Leveson on Severity
I was reading Engineering a Safer World by Nancy Leveson and it has the first description of accident severity I like, but it's not exactly the same stuff I see in my usual software context.
Specifically, she mentions severities and levels not as a thing related to "the impact the incident is having right now" nor about "what's the level of response we want" (which are the two uses I was familiar with), but as a set of priorities to help designers negotiate goal tradeoffs when making decisions.
The first step in any safety effort involves agreeing on the types of accidents or losses to be considered. In general, the definition of an accident comes from the customer and occasionally from the government for systems that are regulated by government agencies. Other sources might be user groups, insurance companies, professional societies, industry standards, and other stakeholders. If the company or group developing the system is free to build whatever they want, then considerations of liability and the cost of accidents will come into play. Definitions of basic terms differ greatly among industries and engineering disciplines. [...] An accident is defined as:
Accident: An undesired or unplanned event that results in a loss, including loss of human life or human injury, property damage, environmental pollution, mission loss, etc.
An accident need not involve loss of life, but it does result in some loss that is unacceptable to the stakeholders. System Safety has always considered non-human losses, but for some reason, many other approaches to safety engineering have limited the definition of a loss to human death or injury. As an example of an inclusive definition, a spacecraft accident might include loss of the astronauts (if the spacecraft is manned), death or injury to support personnel or the public, non-accomplishment of the mission, major equipment damage (such as damage to launch facilities), environmental pollution of planets, and so on. An accident definition used in the design of an explorer spacecraft to characterize the icy moon of a planet in the Earth's solar system, for example, was:
- A1. Humans or human assets on earth are killed or damaged.
- A2. Humans or human assets off of the earth are killed or damaged.
- A3. Organisms on any of the moons of the outer planet (if they exist) are killed or mutated by biological agents of Earth origin. [...]
- A4. The scientific data corresponding to the mission goals is not collected.
- A5. The scientific data corresponding to the mission goals is rendered unusable (i.e., deleted or corrupted) before it can be fully investigated.

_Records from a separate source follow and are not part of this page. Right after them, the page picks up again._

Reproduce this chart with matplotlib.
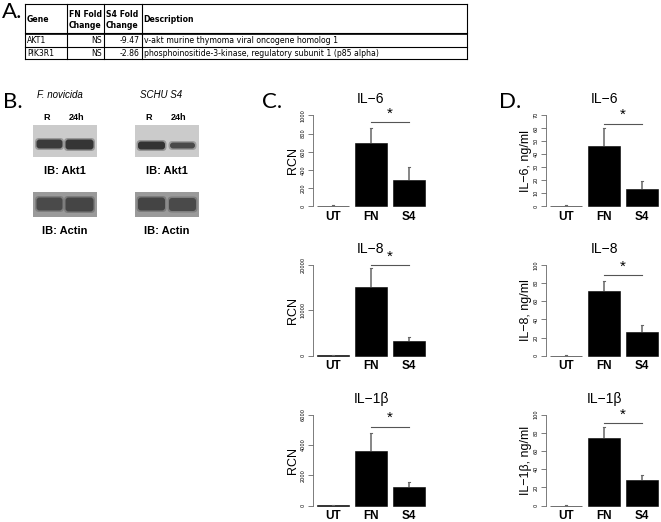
import numpy as np
import matplotlib
matplotlib.use("Agg")
import matplotlib.pyplot as plt
from matplotlib.patches import Rectangle, FancyBboxPatch

W, H = 661, 522

# table (panel A)
table_header = ["Gene", "FN Fold\nChange", "S4 Fold\nChange", "Description"]
table_genes = ["AKT1", "PIK3R1"]
table_fn = ["NS", "NS"]
table_s4 = ["-9.47", "-2.86"]
table_desc = ["v-akt murine thymoma viral oncogene homolog 1",
              "phosphoinositide-3-kinase, regulatory subunit 1 (p85 alpha)"]

# bar data (panels C and D)
categories = ["UT", "FN", "S4"]
c_il6 = [3, 692, 289]
c_il6_err = [8, 165, 146]
c_il8 = [80, 15100, 3150]
c_il8_err = [170, 4240, 1010]
c_il1b = [15, 3610, 1250]
c_il1b_err = [45, 1210, 330]
d_il6 = [0.2, 46.2, 13.4]
d_il6_err = [0.6, 14.1, 6.4]
d_il8 = [0.2, 70.8, 25.9]
d_il8_err = [0.3, 11.8, 8.1]
d_il1b = [0.2, 74.3, 28.0]
d_il1b_err = [0.3, 12.2, 5.5]

fig = plt.figure(figsize=(W / 100, H / 100), dpi=100)
ov = fig.add_axes([0, 0, 1, 1])
ov.set_xlim(0, W)
ov.set_ylim(H, 0)
ov.axis("off")

letter_font = dict(family="Lato", fontsize=16, va="center", ha="left")
ov.text(2, 12, "A.", **letter_font)
ov.text(3, 102, "B.", **letter_font)
ov.text(262, 102, "C.", **letter_font)
ov.text(499, 102, "D.", **letter_font)

# ---- panel A table ----
xs = [25, 66.7, 104, 141.7, 466.7]
ys = [4.3, 33.3, 46.7, 59.3]
for x in xs:
    ov.plot([x, x], [ys[0], ys[-1]], color="black", lw=0.8)
for y in ys:
    ov.plot([xs[0], xs[-1]], [y, y], color="black", lw=0.8)
ov.plot([xs[0], xs[-1]], [ys[1] + 1, ys[1] + 1], color="black", lw=0.6)
tfont = dict(family="DejaVu Sans", fontsize=5.6, va="center")
for i, h in enumerate(table_header):
    ov.text(xs[i] + 2, (ys[0] + ys[1]) / 2 + 1, h, fontweight="bold",
            linespacing=1.2, **tfont)
for r in range(len(table_genes)):
    yc = (ys[r + 1] + ys[r + 2]) / 2 + 0.5
    ov.text(xs[0] + 2, yc, table_genes[r], **tfont)
    ov.text(xs[2] - 2, yc, table_fn[r], ha="right", **tfont)
    ov.text(xs[3] - 2, yc, table_s4[r], ha="right", **tfont)
    ov.text(xs[3] + 2, yc, table_desc[r], **tfont)

# ---- panel B blots ----
bfont = dict(family="Liberation Sans", ha="center", va="center")
ov.text(60, 95, "F. novicida", style="italic", fontsize=7, **bfont)
ov.text(161, 95, "SCHU S4", style="italic", fontsize=7, **bfont)
for x0 in (33.3, 135):
    ov.text(x0 + 13.5, 117.5, "R", fontweight="bold", fontsize=6.5, **bfont)
    ov.text(x0 + 43.5, 117.5, "24h", fontweight="bold", fontsize=6.5, **bfont)
    ov.text(x0 + 31.5, 171.5, "IB: Akt1", fontweight="bold", fontsize=8, **bfont)
    ov.text(x0 + 31.5, 231, "IB: Actin", fontweight="bold", fontsize=8, **bfont)
    ov.add_patch(Rectangle((x0, 124.5), 64, 32.5, facecolor="#cbcbcb", edgecolor="none"))
    ov.add_patch(Rectangle((x0, 191.7), 64, 25.6, facecolor="#9a9a9a", edgecolor="none"))

def band(x, y, w, h, col, ax=ov):
    ax.add_patch(FancyBboxPatch((x - 1.5, y - 1.5), w + 3, h + 3,
                                boxstyle="round,pad=0,rounding_size=4",
                                facecolor=col, edgecolor="none", alpha=0.35))
    ax.add_patch(FancyBboxPatch((x, y), w, h, boxstyle="round,pad=0,rounding_size=3",
                                facecolor=col, edgecolor="none"))

band(36.5, 139.5, 26, 9, "#3a3a3a")
band(65.5, 139.5, 28, 10, "#353535")
band(36.5, 197.5, 26, 13, "#4a4a4a")
band(65.5, 197.5, 28, 14, "#454545")
band(138, 141.5, 27, 8, "#333333")
band(170, 142.5, 25, 6, "#4a4a4a")
band(138, 197.5, 27, 13, "#444444")
band(169, 198, 27, 13, "#4a4a4a")

# ---- panels C and D bars ----
pos = np.array([0.7, 1.9, 3.1])
xlo, xhi = 0.064, 3.736
gray = "#666666"

def px_axes(left, right, zero_y, top_y):
    span = zero_y - top_y
    bottom = zero_y + 0.04 * span
    top = top_y - 0.04 * span
    return fig.add_axes([left / W, 1 - bottom / H, (right - left) / W, (bottom - top) / H])

def bar_panel(left, zero_y, top_y, vals, errs, ymax, step, sig, title, ylabel):
    ax = px_axes(left, left + 116.6, zero_y, top_y)
    ax.bar(pos, vals, width=1.0, color="black", edgecolor="black", linewidth=0.4)
    for x, v, e in zip(pos, vals, errs):
        ax.plot([x, x], [v, v + e], color=gray, lw=1.1, solid_capstyle="butt")
        ax.plot([x - 0.04, x + 0.04], [v + e, v + e], color=gray, lw=0.8)
    ax.plot([pos[1], pos[2]], [sig, sig], color="#555555", lw=0.8)
    ax.text((pos[1] + pos[2]) / 2, sig + 0.015 * ymax, "*", ha="center", va="bottom",
            fontsize=11, family="Liberation Sans")
    ax.set_xlim(xlo, xhi)
    ax.set_ylim(-0.04 * ymax, 1.04 * ymax)
    for s in ("top", "right", "bottom"):
        ax.spines[s].set_visible(False)
    ax.spines["left"].set_bounds(0, ymax)
    ax.spines["left"].set_color(gray)
    ax.spines["left"].set_linewidth(0.6)
    ax.set_yticks(np.arange(0, ymax + step / 2, step))
    ax.tick_params(axis="y", length=3.5, width=0.6, color=gray, labelsize=3.6,
                   labelrotation=90, pad=1.5)
    for lab in ax.get_yticklabels():
        lab.set_va("center")
    ax.set_xticks(pos)
    ax.set_xticklabels(categories, fontweight="bold", fontsize=8.5, family="Liberation Sans")
    ax.tick_params(axis="x", length=0, pad=0.8)
    ax.set_title(title, fontsize=10, family="Liberation Sans", pad=6)
    ax.set_ylabel(ylabel, fontsize=9, family="Liberation Sans", labelpad=1)
    ax.patch.set_alpha(0)
    return ax

rows = [(206.3, 115.3), (355.7, 264.8), (505.7, 414.6)]
bar_panel(312.7, *rows[0], c_il6, c_il6_err, 1000, 200, 923, "IL\u22126", "RCN")
bar_panel(312.7, *rows[1], c_il8, c_il8_err, 20000, 10000, 20000, "IL\u22128", "RCN")
bar_panel(312.7, *rows[2], c_il1b, c_il1b_err, 6000, 2000, 5210, "IL\u22121\u03b2", "RCN")
bar_panel(545.7, *rows[0], d_il6, d_il6_err, 70, 10, 63.6, "IL\u22126", "IL\u22126, ng/ml")
bar_panel(545.7, *rows[1], d_il8, d_il8_err, 100, 20, 88.5, "IL\u22128", "IL\u22128, ng/ml")
bar_panel(545.7, *rows[2], d_il1b, d_il1b_err, 100, 20, 90.9, "IL\u22121\u03b2", "IL\u22121\u03b2, ng/ml")

fig.savefig("out.png", dpi=100)
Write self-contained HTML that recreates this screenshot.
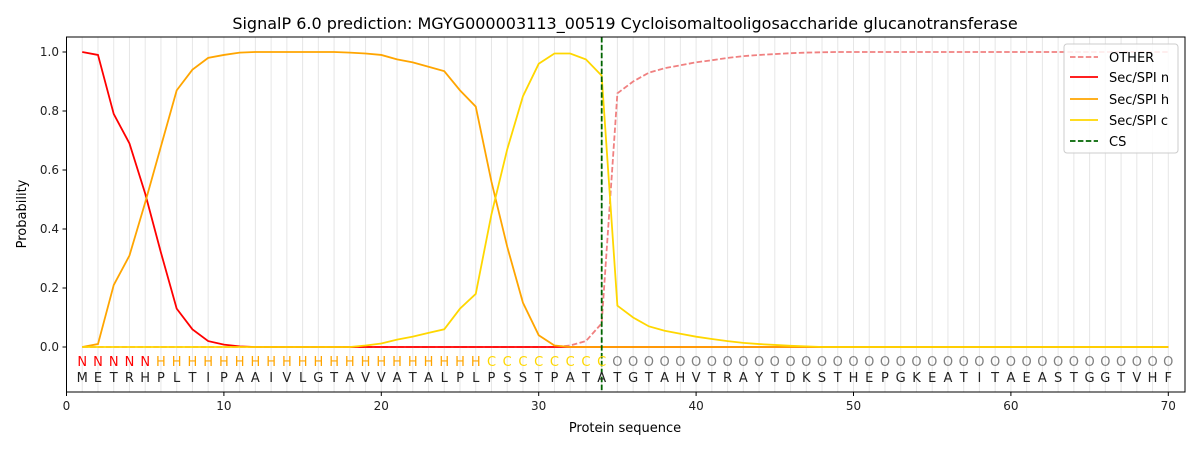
<!DOCTYPE html>
<html><head><meta charset="utf-8"><style>
body{margin:0;background:#fff;}
svg{font-family:"DejaVu Sans","Liberation Sans",sans-serif;}
</style></head><body>
<svg id="s" width="1200" height="450" xmlns="http://www.w3.org/2000/svg">
<rect width="1200" height="450" fill="#fff"/>
<g id="grid"></g>
<g id="lines"></g>
<line x1="601.7" y1="37" x2="601.7" y2="392" stroke="#006400" stroke-width="1.8" stroke-dasharray="5.5,2.4"/>
<text id="lab" font-size="13" y="366"><tspan fill="#ff0000">NNNNN</tspan><tspan fill="#ffa500">HHHHHHHHHHHHHHHHHHHHH</tspan><tspan fill="#ffd700">CCCCCCCC</tspan><tspan fill="#808080">OOOOOOOOOOOOOOOOOOOOOOOOOOOOOOOOOOOO</tspan></text>
<text id="seq" font-size="13" y="382" fill="#222">METRHPLTIPAAIVLGTAVVATALPLPSSTPATATGTAHVTRAYTDKSTHEPGKEATITAEASTGGTVHF</text>
<rect x="66.5" y="37" width="1118.5" height="355" fill="none" stroke="#000" stroke-width="1"/>
<g id="ticks" font-size="12" fill="#222"></g>
<text x="625" y="29" font-size="16" text-anchor="middle" fill="#000">SignalP 6.0 prediction: MGYG000003113_00519 Cycloisomaltooligosaccharide glucanotransferase</text>
<text x="625" y="432" font-size="13" text-anchor="middle">Protein sequence</text>
<text transform="translate(26,214) rotate(-90)" font-size="13" text-anchor="middle">Probability</text>
<g>
<rect x="1064" y="44" width="114" height="109" rx="3" fill="#fff" fill-opacity="0.85" stroke="#ccc"/>
<line x1="1070" y1="57" x2="1098" y2="57" stroke="#f08080" stroke-width="1.8" stroke-dasharray="5.5,2.4"/>
<line x1="1070" y1="77" x2="1098" y2="77" stroke="#ff0000" stroke-width="1.8"/>
<line x1="1070" y1="99" x2="1098" y2="99" stroke="#ffa500" stroke-width="1.8"/>
<line x1="1070" y1="120" x2="1098" y2="120" stroke="#ffd700" stroke-width="1.8"/>
<line x1="1070" y1="141" x2="1098" y2="141" stroke="#006400" stroke-width="1.8" stroke-dasharray="5.5,2.4"/>
<g font-size="13"><text x="1109" y="62">OTHER</text><text x="1109" y="82">Sec/SPI n</text><text x="1109" y="104">Sec/SPI h</text><text x="1109" y="125">Sec/SPI c</text><text x="1109" y="146">CS</text></g>
</g>
</svg>
<script>
const X=i=>66.5+15.74*i, Y=v=>347-295*v;
let g=document.getElementById('grid'),h='';
for(let i=1;i<=70;i++)h+=`<line x1="${X(i)}" x2="${X(i)}" y1="37" y2="392" stroke="#e6e6e6" stroke-width="1"/>`;
g.innerHTML=h;
let pad=(a)=>{while(a.length<70)a.push(a[a.length-1]);return a;};
let n=pad([1,0.99,0.79,0.69,0.52,0.32,0.13,0.06,0.02,0.008,0.002,0]);
let hh=pad([0,0.01,0.21,0.31,0.49,0.68,0.87,0.94,0.98,0.99,0.998,1,1,1,1,1,1,0.998,0.995,0.99,0.975,0.965,0.95,0.935,0.87,0.815,0.56,0.34,0.15,0.04,0.005,0]);
let c=pad([0,0,0,0,0,0,0,0,0,0,0,0,0,0,0,0,0,0,0.005,0.012,0.025,0.035,0.048,0.06,0.13,0.18,0.45,0.67,0.85,0.96,0.995,0.995,0.975,0.92,0.14,0.1,0.07,0.055,0.045,0.035,0.027,0.02,0.014,0.01,0.007,0.004,0.002,0]);
let o=[];for(let i=0;i<31;i++)o.push(0);
o=pad(o.concat([0.005,0.02,0.08,0.86,0.9,0.93,0.945,0.955,0.965,0.972,0.98,0.986,0.99,0.993,0.996,0.998,0.999,1]));
let pl=(a,col,d)=>`<polyline fill="none" stroke="${col}" stroke-width="1.8" ${d?'stroke-dasharray="5.5,2.4"':''} points="${a.map((v,i)=>X(i+1)+','+Y(v)).join(' ')}"/>`;
document.getElementById('lines').innerHTML=pl(o,'#f08080',1)+pl(n,'#ff0000')+pl(hh,'#ffa500')+pl(c,'#ffd700');
let xs=[];for(let i=1;i<=70;i++)xs.push(X(i));
let k=0;document.querySelectorAll('#lab tspan').forEach(t=>{let L=t.textContent.length;t.setAttribute('x',xs.slice(k,k+L).join(' '));k+=L;});
document.getElementById('seq').setAttribute('x',xs.join(' '));
document.querySelectorAll('#lab,#seq').forEach(t=>t.setAttribute('text-anchor','middle'));
document.querySelectorAll('#lab tspan').forEach(t=>t.setAttribute('text-anchor','middle'));
let tk='';
for(let v=0;v<=70;v+=10)tk+=`<line x1="${X(v)}" x2="${X(v)}" y1="392" y2="396" stroke="#000"/><text x="${X(v)}" y="410" text-anchor="middle">${v}</text>`;
for(let v=0;v<=5;v++){let y=Y(v*0.2);tk+=`<line x1="62.5" x2="66.5" y1="${y}" y2="${y}" stroke="#000"/><text x="59" y="${y+4}" text-anchor="end">${(v*0.2).toFixed(1)}</text>`;}
document.getElementById('ticks').innerHTML=tk;
</script>
</body></html>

- A6. Organisms of Earth origin are mistaken for organisms indigenous to any of the moons of the outer planet in future missions to study the outer planet's moon. [...]
- A7. An incident during this mission directly causes another mission to fail to collect, return, or use the scientific data corresponding to its mission goals. [...]
Prioritizing or assigning a level of severity to the identified losses may be useful when tradeoffs among goals are required in the design process. As an example, consider an industrial robot to service the thermal tiles on the Space Shuttle[...]. The goals for the robot are (1) to inspect the thermal tiles for damage caused during launch, reentry, and transport of a Space Shuttle and (2) to apply waterproofing chemicals to the thermal tiles.
- Level 1:
- Al-1: Loss of the orbiter and crew (e.g., inadequate thermal protection)
- Al-2: Loss of life or serious injury in the processing facility
- Level 2:
- A2-1: Damage to the orbiter or to objects in the processing facility that results in the delay of a launch or in a loss of greater than x dollars
- A2-2: Injury to humans requiring hospitalization or medical attention and leading to long-term or permanent physical effects
- Level 3:
- A3-1: Minor human injury (does not require medical attention or requires only minimal intervention and does not lead to long-term or permanent physical effects)
- A3-2: Damage to orbiter that does not delay launch and results in a loss of less than x dollars
- A3-3: Damage to objects in the processing facility (both on the floor or suspended) that does not result in delay of a launch or a loss of greater than x dollars
- A3-4: Damage to the mobile robot [...]
The customer may also have a safety policy that must be followed by the contractor or those designing the thermal tile servicing robot. As an example, the following is similar to a typical NASA safety policy:
General Safety Policy: All hazards related to human injury or damage to the orbiter must be eliminated or mitigated by the system design. A reasonable effort must be made to eliminate or mitigate hazards resulting at most in damage to the robot or objects in the work area. For any hazards that cannot be eliminated, the hazard analysis as well as the design features and development procedures, including any tradeoff studies, must be documented and presented to the customer for acceptance.
Within that context, severities provide a good guideline about what is acceptable or not, what you can sacrifice to maintain higher level guarantees, and in turn help prioritization in incident situations, but that's a side-effect of having clearly defined core priorities rather than picking how loud the alarm is when it's a higher/lower SEV.
It's something I instantly wanted to bring to work and that we had a few discussions about. Clear goal priorities mean goal conflicts become a bit easier to negotiate in difficult situations, and can ensure more graceful degradation when developers align with them as well.